§ **WHAT YOU ARE ASKED TO DO**:
All of the material should be reproduced exactly, with pictures left out.
== DATASET EXCERPT
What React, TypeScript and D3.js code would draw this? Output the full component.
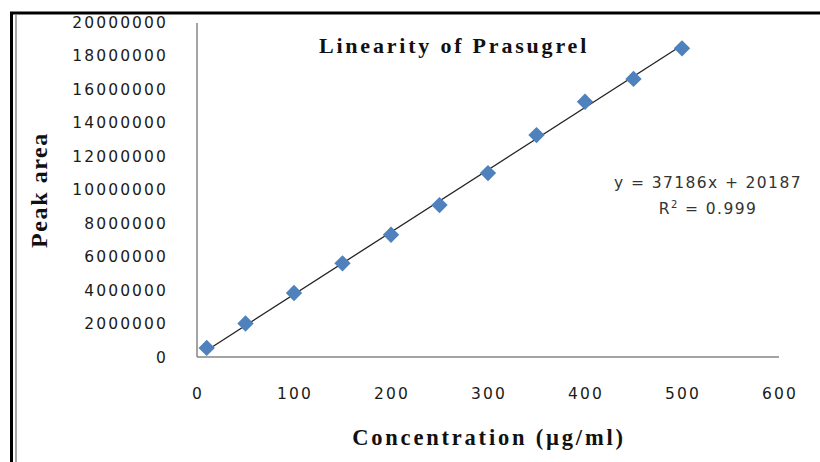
import React, { useEffect, useRef } from "react";
import * as d3 from "d3";

const concentrations = [10, 50, 100, 150, 200, 250, 300, 350, 400, 450, 500];
const peakAreas = [540000, 2000000, 3820000, 5590000, 7300000, 9070000, 10980000, 13250000, 15240000, 16600000, 18430000];
const xTicks = [0, 100, 200, 300, 400, 500, 600];
const yTicks = [0, 2000000, 4000000, 6000000, 8000000, 10000000, 12000000, 14000000, 16000000, 18000000, 20000000];
const slope = 37186;
const intercept = 20187;

const App = () => {
  const ref = useRef<SVGSVGElement | null>(null);

  useEffect(() => {
    const svg = d3.select(ref.current);
    svg.selectAll("*").remove();

    const x = d3.scaleLinear().domain([0, 600]).range([197, 779]);
    const y = d3.scaleLinear().domain([0, 20000000]).range([357, 22]);

    // frame
    svg.append("line").attr("x1", 10).attr("x2", 820).attr("y1", 13).attr("y2", 13)
      .attr("stroke", "#000").attr("stroke-width", 3);
    svg.append("line").attr("x1", 11.5).attr("x2", 11.5).attr("y1", 12).attr("y2", 462)
      .attr("stroke", "#000").attr("stroke-width", 3);
    svg.append("line").attr("x1", 16).attr("x2", 16).attr("y1", 15).attr("y2", 462)
      .attr("stroke", "#aaa").attr("stroke-width", 2);

    // axes
    const tickFont = "'DejaVu Sans', Verdana, sans-serif";
    svg.append("line").attr("x1", x(0)).attr("x2", x(600)).attr("y1", y(0)).attr("y2", y(0))
      .attr("stroke", "#868686").attr("stroke-width", 1.5);
    svg.append("line").attr("x1", x(0)).attr("x2", x(0)).attr("y1", y(0)).attr("y2", y(20000000) + 1)
      .attr("stroke", "#868686").attr("stroke-width", 1.5);

    svg.append("g").selectAll("text").data(yTicks).enter().append("text")
      .attr("x", 168).attr("y", d => y(d)).attr("dy", "0.36em")
      .attr("text-anchor", "end").attr("font-family", tickFont).attr("font-size", 15.5)
      .attr("letter-spacing", 2.1).attr("fill", "#1a1a1a").text(d => String(d));

    svg.append("g").selectAll("text").data(xTicks).enter().append("text")
      .attr("x", d => x(d) + 1).attr("y", 393).attr("dy", "0.36em")
      .attr("text-anchor", "middle").attr("font-family", tickFont).attr("font-size", 15.5)
      .attr("letter-spacing", 2.1).attr("fill", "#1a1a1a").text(d => String(d));

    // trend line
    const xs = d3.extent(concentrations) as [number, number];
    svg.append("line")
      .attr("x1", x(xs[0])).attr("y1", y(slope * xs[0] + intercept))
      .attr("x2", x(xs[1])).attr("y2", y(slope * xs[1] + intercept))
      .attr("stroke", "#222").attr("stroke-width", 1.3);

    // markers
    const diamond = d3.symbol().type(d3.symbolDiamond2).size(170);
    svg.append("g").selectAll("path").data(concentrations).enter().append("path")
      .attr("d", diamond)
      .attr("transform", (d, i) => `translate(${x(d)},${y(peakAreas[i])})`)
      .attr("fill", "#4F81BD");

    // titles
    const serif = "'Liberation Serif', 'Times New Roman', serif";
    svg.append("text").attr("x", 454).attr("y", 53).attr("text-anchor", "middle")
      .attr("font-family", serif).attr("font-weight", "bold").attr("font-size", 22)
      .attr("letter-spacing", 2.8).attr("fill", "#111").text("Linearity of Prasugrel");

    svg.append("text").attr("transform", "translate(47,190) rotate(-90)").attr("text-anchor", "middle")
      .attr("font-family", serif).attr("font-weight", "bold").attr("font-size", 24)
      .attr("letter-spacing", 1.6).attr("fill", "#111").text("Peak area");

    svg.append("text").attr("x", 489).attr("y", 445).attr("text-anchor", "middle")
      .attr("font-family", serif).attr("font-weight", "bold").attr("font-size", 22.5)
      .attr("letter-spacing", 2.8).attr("fill", "#111").text("Concentration (µg/ml)");

    // equation
    const eq = svg.append("text").attr("font-family", tickFont).attr("font-size", 15.5)
      .attr("fill", "#333").attr("text-anchor", "middle").attr("letter-spacing", 1.4);
    eq.append("tspan").attr("x", 708).attr("y", 188).text(`y = ${slope}x + ${intercept}`);
    const r2 = eq.append("tspan").attr("x", 708).attr("y", 214);
    r2.append("tspan").text("R");
    r2.append("tspan").attr("font-size", 10).attr("dy", -6).text("2");
    r2.append("tspan").attr("dy", 6).text(" = 0.999");
  }, []);

  return (
    <svg ref={ref} width={820} height={462}
      style={{ position: "absolute", left: 0, top: 0, background: "#fff" }} />
  );
};

export default App;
====
§ **FINISHED TASK**:
What React, TypeScript and D3.js code would draw this? Output the full component.
import React, { useEffect, useRef } from "react";
import * as d3 from "d3";

const concentrations = [10, 50, 100, 150, 200, 250, 300, 350, 400, 450, 500];
const peakAreas = [540000, 2000000, 3820000, 5590000, 7300000, 9070000, 10980000, 13250000, 15240000, 16600000, 18430000];
const xTicks = [0, 100, 200, 300, 400, 500, 600];
const yTicks = [0, 2000000, 4000000, 6000000, 8000000, 10000000, 12000000, 14000000, 16000000, 18000000, 20000000];
const slope = 37186;
const intercept = 20187;

const App = () => {
  const ref = useRef<SVGSVGElement | null>(null);

  useEffect(() => {
    const svg = d3.select(ref.current);
    svg.selectAll("*").remove();

    const x = d3.scaleLinear().domain([0, 600]).range([197, 779]);
    const y = d3.scaleLinear().domain([0, 20000000]).range([357, 22]);

    // frame
    svg.append("line").attr("x1", 10).attr("x2", 820).attr("y1", 13).attr("y2", 13)
      .attr("stroke", "#000").attr("stroke-width", 3);
    svg.append("line").attr("x1", 11.5).attr("x2", 11.5).attr("y1", 12).attr("y2", 462)
      .attr("stroke", "#000").attr("stroke-width", 3);
    svg.append("line").attr("x1", 16).attr("x2", 16).attr("y1", 15).attr("y2", 462)
      .attr("stroke", "#aaa").attr("stroke-width", 2);

    // axes
    const tickFont = "'DejaVu Sans', Verdana, sans-serif";
    svg.append("line").attr("x1", x(0)).attr("x2", x(600)).attr("y1", y(0)).attr("y2", y(0))
      .attr("stroke", "#868686").attr("stroke-width", 1.5);
    svg.append("line").attr("x1", x(0)).attr("x2", x(0)).attr("y1", y(0)).attr("y2", y(20000000) + 1)
      .attr("stroke", "#868686").attr("stroke-width", 1.5);

    svg.append("g").selectAll("text").data(yTicks).enter().append("text")
      .attr("x", 168).attr("y", d => y(d)).attr("dy", "0.36em")
      .attr("text-anchor", "end").attr("font-family", tickFont).attr("font-size", 15.5)
      .attr("letter-spacing", 2.1).attr("fill", "#1a1a1a").text(d => String(d));

    svg.append("g").selectAll("text").data(xTicks).enter().append("text")
      .attr("x", d => x(d) + 1).attr("y", 393).attr("dy", "0.36em")
      .attr("text-anchor", "middle").attr("font-family", tickFont).attr("font-size", 15.5)
      .attr("letter-spacing", 2.1).attr("fill", "#1a1a1a").text(d => String(d));

    // trend line
    const xs = d3.extent(concentrations) as [number, number];
    svg.append("line")
      .attr("x1", x(xs[0])).attr("y1", y(slope * xs[0] + intercept))
      .attr("x2", x(xs[1])).attr("y2", y(slope * xs[1] + intercept))
      .attr("stroke", "#222").attr("stroke-width", 1.3);

    // markers
    const diamond = d3.symbol().type(d3.symbolDiamond2).size(170);
    svg.append("g").selectAll("path").data(concentrations).enter().append("path")
      .attr("d", diamond)
      .attr("transform", (d, i) => `translate(${x(d)},${y(peakAreas[i])})`)
      .attr("fill", "#4F81BD");

    // titles
    const serif = "'Liberation Serif', 'Times New Roman', serif";
    svg.append("text").attr("x", 454).attr("y", 53).attr("text-anchor", "middle")
      .attr("font-family", serif).attr("font-weight", "bold").attr("font-size", 22)
      .attr("letter-spacing", 2.8).attr("fill", "#111").text("Linearity of Prasugrel");

    svg.append("text").attr("transform", "translate(47,190) rotate(-90)").attr("text-anchor", "middle")
      .attr("font-family", serif).attr("font-weight", "bold").attr("font-size", 24)
      .attr("letter-spacing", 1.6).attr("fill", "#111").text("Peak area");

    svg.append("text").attr("x", 489).attr("y", 445).attr("text-anchor", "middle")
      .attr("font-family", serif).attr("font-weight", "bold").attr("font-size", 22.5)
      .attr("letter-spacing", 2.8).attr("fill", "#111").text("Concentration (µg/ml)");

    // equation
    const eq = svg.append("text").attr("font-family", tickFont).attr("font-size", 15.5)
      .attr("fill", "#333").attr("text-anchor", "middle").attr("letter-spacing", 1.4);
    eq.append("tspan").attr("x", 708).attr("y", 188).text(`y = ${slope}x + ${intercept}`);
    const r2 = eq.append("tspan").attr("x", 708).attr("y", 214);
    r2.append("tspan").text("R");
    r2.append("tspan").attr("font-size", 10).attr("dy", -6).text("2");
    r2.append("tspan").attr("dy", 6).text(" = 0.999");
  }, []);

  return (
    <svg ref={ref} width={820} height={462}
      style={{ position: "absolute", left: 0, top: 0, background: "#fff" }} />
  );
};

export default App;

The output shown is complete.